Under Schenck's leadership, the studio produced a great quantity of films, and the studio system allowed it to retain a wide array of talent under its roof: Lon Chaney, Joan Crawford, Jean Harlow, Clark Gable, Spencer Tracy, Katharine Hepburn, Judy Garland, the Jeannette MacDonald-Nelson Eddy team and countless others. Schenck's adroit business sense made him a wealthy man. In 1927, he and Joseph were reported to be worth about $20 million (approximately 500 million in today's money, possibly more), with a combined yearly income of at least a million. By some estimates, Nicholas Schenck was the eighth richest individual in the United States during the 1930s.
Although Schenck's power and prestige were at their peak after World War II, times were changing, as television loomed on the horizon. Like many in the motion picture industry, Schenck, however, adamantly refused to get involved with the new medium. In 1951, Louis B. Mayer had a falling out with Schenck over Dore Schary and Mayer was forced out of MGM.
By the middle of the decade, the price of MGM shares were sagging and stockholders were growing restive. On December 14, 1955, Arthur M. Loew, the son of Marcus Loew, succeeded Nicholas Schenck as the company's president, although Schenck remained Chairman of the Board. The following year, when Arthur Loew resigned for health reasons, Schenck defied the other directors in the efforts to secure a new president. When Joseph R. Vogel became president, Schenck was named honorary chairman, but retired altogether later that same year.
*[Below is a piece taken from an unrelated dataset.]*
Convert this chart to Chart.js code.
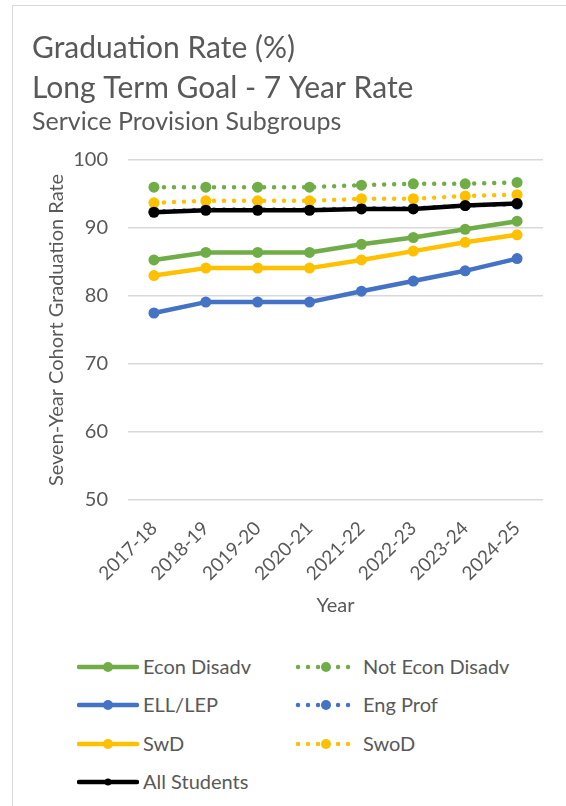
<!DOCTYPE html>
<html>
<head>
<meta charset="utf-8">
<script src="https://cdn.jsdelivr.net/npm/chart.js@4.4.1/dist/chart.umd.min.js"></script>
<style>
  body { margin: 0; background: #fff; font-family: Lato, sans-serif; }
  #frame { position: absolute; left: 12px; top: 5px; width: 620px; height: 880px; border: 1px solid #d9d9d9; }
  #chart { position: absolute; left: 0; top: 0; }
  .swatch { position: absolute; }
  .label { position: absolute; font-size: 20px; color: #595959; line-height: 24px; white-space: nowrap; }
</style>
</head>
<body>
<div id="frame"></div>
<canvas id="chart" width="566" height="640"></canvas>
<div id="legend"></div>
<script>
// data
const years = ['2017-18', '2018-19', '2019-20', '2020-21', '2021-22', '2022-23', '2023-24', '2024-25'];
const econDisadv    = [85.3, 86.4, 86.4, 86.4, 87.6, 88.6, 89.8, 91.0];
const notEconDisadv = [96.0, 96.0, 96.0, 96.0, 96.3, 96.5, 96.5, 96.7];
const ellLep        = [77.5, 79.1, 79.1, 79.1, 80.7, 82.2, 83.7, 85.5];
const engProf       = [92.4, 92.7, 92.7, 92.7, 92.9, 92.9, 93.3, 93.5];
const swd           = [83.0, 84.1, 84.1, 84.1, 85.3, 86.6, 87.9, 89.0];
const swod          = [93.7, 94.0, 94.0, 94.0, 94.3, 94.3, 94.7, 94.9];
const allStudents   = [92.3, 92.6, 92.6, 92.6, 92.8, 92.8, 93.3, 93.6];
const yTicks = [50, 60, 70, 80, 90, 100];

const GREEN = '#70ad47', BLUE = '#4472c4', GOLD = '#ffc000', BLACK = '#000000';

function line(label, data, color, dotted, order) {
  return {
    label: label,
    data: data,
    borderColor: color,
    backgroundColor: color,
    borderWidth: 4.5,
    borderDash: dotted ? [0.01, 10] : [],
    borderCapStyle: 'round',
    borderJoinStyle: 'round',
    pointRadius: 5.5,
    pointBorderWidth: 0,
    pointBackgroundColor: color,
    tension: 0,
    order: order,
    dotted: dotted
  };
}

Chart.defaults.font.family = 'Lato, sans-serif';
Chart.defaults.color = '#595959';

const chart = new Chart(document.getElementById('chart'), {
  type: 'line',
  data: {
    labels: years,
    datasets: [
      line('Econ Disadv', econDisadv, GREEN, false, 3),
      line('Not Econ Disadv', notEconDisadv, GREEN, true, 3),
      line('ELL/LEP', ellLep, BLUE, false, 3),
      line('Eng Prof', engProf, BLUE, true, 3),
      line('SwD', swd, GOLD, false, 3),
      line('SwoD', swod, GOLD, true, 2),
      line('All Students', allStudents, BLACK, false, 1)
    ]
  },
  options: {
    responsive: false,
    animation: false,
    layout: { padding: { left: 32, right: 23, top: 0, bottom: 0 } },
    plugins: {
      legend: { display: false },
      tooltip: { enabled: false },
      title: {
        display: true,
        align: 'start',
        text: ['Graduation Rate (%)', 'Long Term Goal - 7 Year Rate'],
        font: { size: 30, weight: 'normal', lineHeight: 1.333 },
        padding: { top: 28, bottom: 0 }
      },
      subtitle: {
        display: true,
        align: 'start',
        text: 'Service Provision Subgroups',
        font: { size: 25, lineHeight: 1.0 },
        padding: { top: 1.5, bottom: 25.5 }
      }
    },
    scales: {
      x: {
        offset: true,
        grid: { display: false },
        border: { display: false },
        ticks: { font: { size: 19 }, minRotation: 45, maxRotation: 45, padding: 9 },
        title: { display: true, text: 'Year', font: { size: 20 }, padding: { top: 0, bottom: 22 } },
        afterFit: function (s) { s.paddingLeft = 0; s.paddingRight = 0; s.height = 140; }
      },
      y: {
        min: 50,
        max: 100,
        afterBuildTicks: function (axis) { axis.ticks = yTicks.map(v => ({ value: v })); },
        grid: { color: '#d9d9d9', lineWidth: 1.5, drawTicks: false },
        border: { display: false },
        ticks: { font: { size: 20 }, padding: 20 },
        title: { display: true, text: 'Seven-Year Cohort Graduation Rate', font: { size: 20 }, padding: { top: 13, bottom: 4 } },
        afterFit: function (s) { s.width = 96; }
      }
    }
  }
});

// legend in two columns, built from the datasets
const legend = document.getElementById('legend');
chart.data.datasets.forEach(function (d, i) {
  const col = i % 2, row = Math.floor(i / 2);
  const left = col ? 295 : 77;
  const cy = 667 + row * 38.3;
  const c = document.createElement('canvas');
  c.width = 62; c.height = 20;
  c.className = 'swatch';
  c.style.left = left + 'px';
  c.style.top = (cy - 10) + 'px';
  legend.appendChild(c);
  const ctx = c.getContext('2d');
  ctx.strokeStyle = d.borderColor;
  ctx.lineWidth = d.borderWidth;
  ctx.lineCap = 'round';
  ctx.setLineDash(d.borderDash);
  ctx.beginPath();
  ctx.moveTo(d.dotted ? 3 : 2, 10);
  ctx.lineTo(60, 10);
  ctx.stroke();
  ctx.fillStyle = d.borderColor;
  ctx.beginPath();
  ctx.arc(31, 10, d.label === 'All Students' ? 3.5 : 5, 0, Math.PI * 2);
  ctx.fill();
  const t = document.createElement('div');
  t.className = 'label';
  t.textContent = d.label;
  t.style.left = (col ? 363 : 143) + 'px';
  t.style.top = (cy - 13) + 'px';
  legend.appendChild(t);
});
</script>
</body>
</html>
Nicholas Schenck divided his last years between his estates at Sands Point, Long Island, and Miami Beach. The former, which had purchased in 1942, consisted of a 20 acre (81,000 m²) property with a main house of 30 rooms, luxuriously appointed. It included a private movie theater and a 200-foot dock. Schenck's first marriage ended in divorce. He was survived by his second wife, Pansy Wilcox. The Schencks had three daughters.